We aim to step outside of the tendency to be critics and consumers, and we courageously enter into the space of creation. While the primary purpose of the Arts Collective is simply to make art, the hope is that it will also be a community that encourages the artists themselves. Art making can be quite difficult and vulnerable, and so the Arts Collective seeks to create a safe environment for the practice of art making. We give ourselves regular deadlines and opportunities for feedback through the monthly workshops.

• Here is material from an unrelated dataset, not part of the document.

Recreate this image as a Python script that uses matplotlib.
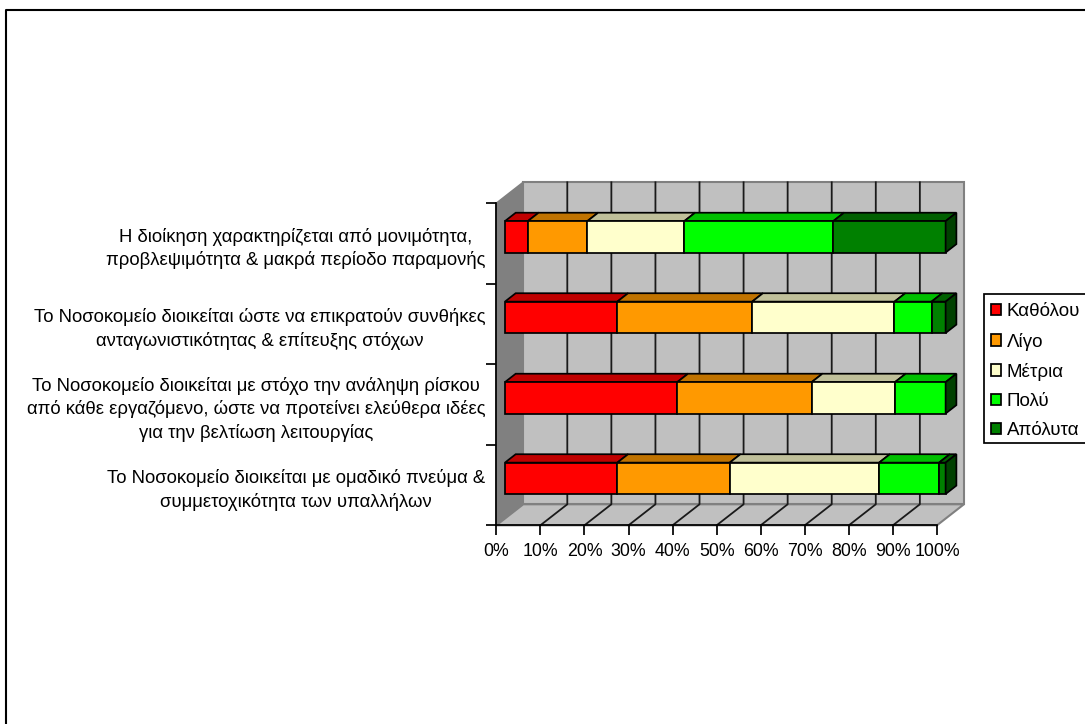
import matplotlib
matplotlib.use("Agg")
import matplotlib.pyplot as plt
from matplotlib.patches import Polygon, Patch, Rectangle
from matplotlib.lines import Line2D

plt.rcParams['font.family'] = ['Liberation Sans', 'DejaVu Sans']

# bottom to top, as the value axis stacks them
categories = [
    "Το Νοσοκομείο διοικείται με ομαδικό πνεύμα &\nσυμμετοχικότητα των υπαλλήλων",
    "Το Νοσοκομείο διοικείται με στόχο την ανάληψη ρίσκου\nαπό κάθε εργαζόμενο, ώστε να προτείνει ελεύθερα ιδέες\nγια την βελτίωση λειτουργίας",
    "Το Νοσοκομείο διοικείται ώστε να επικρατούν συνθήκες\nανταγωνιστικότητας & επίτευξης στόχων",
    "Η διοίκηση χαρακτηρίζεται από μονιμότητα,\nπροβλεψιμότητα & μακρά περίοδο παραμονής",
]
series_names = ["Καθόλου", "Λίγο", "Μέτρια", "Πολύ", "Απόλυτα"]
kathol = [25.5, 39.1, 25.5, 5.2]
ligo = [25.5, 30.5, 30.6, 13.5]
metria = [33.9, 18.9, 32.3, 22.0]
poly = [13.6, 11.5, 8.4, 33.8]
apolyta = [1.5, 0.0, 3.2, 25.5]
x_ticks = [0, 10, 20, 30, 40, 50, 60, 70, 80, 90, 100]

series = [kathol, ligo, metria, poly, apolyta]
front_colors = ['#FF0000', '#FF9900', '#FFFFCC', '#00FF00', '#008000']
top_colors = ['#C00000', '#C07300', '#C0C09A', '#00C000', '#006000']
side_color = '#004000'

W, H = 1085, 724
DEPTH_X = 6.11   # full floor depth in x units
DEPTH_Y = 0.261  # full floor depth in y units
BAR_NEAR = 0.32  # bar position inside the depth
BAR_FAR = 0.72
BAR_H = 0.39


def project(x, y, d):
    return (x + d * DEPTH_X, y + d * DEPTH_Y)


def quad(ax, pts, color, edge='black', lw=1.25, z=3):
    ax.add_patch(Polygon(pts, closed=True, facecolor=color, edgecolor=edge,
                         linewidth=lw, joinstyle='miter', clip_on=False, zorder=z))


def draw_walls(ax):
    n = len(categories)
    quad(ax, [project(0, 0, 0), project(0, 0, 1), project(0, n, 1), project(0, n, 0)],
         '#808080', edge='#808080', z=1)
    quad(ax, [project(0, 0, 1), project(100, 0, 1), project(100, n, 1), project(0, n, 1)],
         '#C0C0C0', edge='#808080', lw=1.5, z=1)
    quad(ax, [project(0, 0, 0), project(100, 0, 0), project(100, 0, 1), project(0, 0, 1)],
         '#C0C0C0', edge='#808080', lw=1.5, z=1)
    for t in x_ticks[1:-1]:
        x0, y0 = project(t, 0, 0)
        x1, y1 = project(t, 0, 1)
        x2, y2 = project(t, n, 1)
        ax.add_line(Line2D([x0, x1, x2], [y0, y1, y2], color='#1a1a1a', lw=1.3,
                           clip_on=False, zorder=2))


def draw_bar(ax, row):
    y0 = row + 0.5 - BAR_H / 2
    y1 = row + 0.5 + BAR_H / 2
    left = 0
    for vals, fc, tc in zip(series, front_colors, top_colors):
        right = left + vals[row]
        if vals[row] > 0:
            quad(ax, [project(left, y1, BAR_NEAR), project(right, y1, BAR_NEAR),
                      project(right, y1, BAR_FAR), project(left, y1, BAR_FAR)], tc)
            quad(ax, [project(left, y0, BAR_NEAR), project(right, y0, BAR_NEAR),
                      project(right, y1, BAR_NEAR), project(left, y1, BAR_NEAR)], fc)
        left = right
    quad(ax, [project(left, y0, BAR_NEAR), project(left, y0, BAR_FAR),
              project(left, y1, BAR_FAR), project(left, y1, BAR_NEAR)], side_color)


fig = plt.figure(figsize=(W / 100, H / 100), dpi=100)
ax = fig.add_axes([496.3 / W, 1 - 525.3 / H, 440.7 / W, 322.0 / H])
ax.set_xlim(0, 100)
ax.set_ylim(0, len(categories))
ax.patch.set_visible(False)

draw_walls(ax)
for row in range(len(categories)):
    draw_bar(ax, row)

for side in ['top', 'right']:
    ax.spines[side].set_visible(False)
for side in ['left', 'bottom']:
    ax.spines[side].set_linewidth(1.25)
    ax.spines[side].set_zorder(4)

ax.set_xticks(x_ticks)
ax.set_xticklabels([f"{t}%" for t in x_ticks], fontsize=12.8)
ax.tick_params(axis='x', length=7, width=1.25, pad=5.5)
ax.set_yticks(range(len(categories) + 1))
ax.set_yticklabels([])
ax.tick_params(axis='y', which='major', length=7, width=1.25)
ax.set_yticks([i + 0.5 for i in range(len(categories))], minor=True)
ax.set_yticklabels(categories, minor=True, fontsize=13.3, ha='right',
                   multialignment='center', linespacing=1.42)
ax.tick_params(axis='y', which='minor', length=0, pad=8)

# legend box is drawn apart so the rows can sit a little low inside it
fig.add_artist(Rectangle((984.5 / W, 1 - 443 / H), 110 / W, 149 / H, facecolor='white',
                         edgecolor='black', linewidth=1.25, transform=fig.transFigure))
handles = [Patch(facecolor=c, edgecolor='black', linewidth=1.25) for c in front_colors]
leg = fig.legend(handles, series_names, loc='upper left',
                 bbox_to_anchor=(984.5 / W, 1 - 446 / H, 110 / W, 149 / H),
                 mode='expand', fontsize=13.5, frameon=False,
                 handlelength=0.56, handleheight=0.56,
                 handletextpad=0.3, labelspacing=0.65, borderpad=0.34,
                 borderaxespad=0)

# outer chart frame, only the top and left edges fall inside the image
fig.add_artist(Line2D([6 / W, 6 / W, 1], [0, 1 - 9.5 / H, 1 - 9.5 / H], color='black',
                      lw=1.5, transform=fig.transFigure))

fig.savefig("out.png", dpi=100)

While the Arts Collective seeks to maintain an encouraging posture, we also want to refine one another’s work in the pursuit of true beauty. Naïve niceness is something we've decided to move beyond in order to provide for one another true loving kindness and encouragement. After all, no piece of art is “right.” It is a vulnerable effort to identify truth and beauty in God, in the church, in the self, in others, and in the world. In this effort, we hope to cultivate a culture of vulnerability, beauty, hope, honesty, and freedom.
The Spring 2025 Theme
“Who is it you are looking for?”
… "I have seen the Lord!"
Spring 2025 Schedule
Workshop One | January 29
Workshop Two | February 26
Workshop Three | March 26
Spring Arts Cafe | April 25
John 20:11-25a
Now Mary stood outside the tomb crying. As she wept, she bent over to look into the tomb and saw two angels in white, seated where Jesus’ body had been, one at the head and the other at the foot. They asked her, “Woman, why are you crying?” “They have taken my Lord away,” she said, “and I don’t know where they have put him.” At this, she turned around and saw Jesus standing there, but she did not realize that it was Jesus. He asked her, “Woman, why are you crying? Who is it you are looking for?” Thinking he was the gardener, she said, “Sir, if you have carried him away, tell me where you have put him, and I will get him.” Jesus said to her, “Mary.” She turned toward him and cried out in Aramaic, “Rabboni!” (which means “Teacher”). Jesus said, “Do not hold on to me, for I have not yet ascended to the Father. Go instead to my brothers and tell them, ‘I am ascending to my Father and your Father, to my God and your God.’” Mary Magdalene went to the disciples with the news: “I have seen the Lord!” And she told them that he had said these things to her.
On the evening of that first day of the week, when the disciples were together, with the doors locked for fear of the Jewish leaders, Jesus came and stood among them and said, “Peace be with you!” After he said this, he showed them his hands and side. The disciples were overjoyed when they saw the Lord. Again Jesus said, “Peace be with you! As the Father has sent me, I am sending you.” And with that he breathed on them and said, “Receive the Holy Spirit. If you forgive anyone’s sins, their sins are forgiven; if you do not forgive them, they are not forgiven.” Now Thomas (also known as Didymus), one of the Twelve, was not with the disciples when Jesus came. So the other disciples told him, “We have seen the Lord!”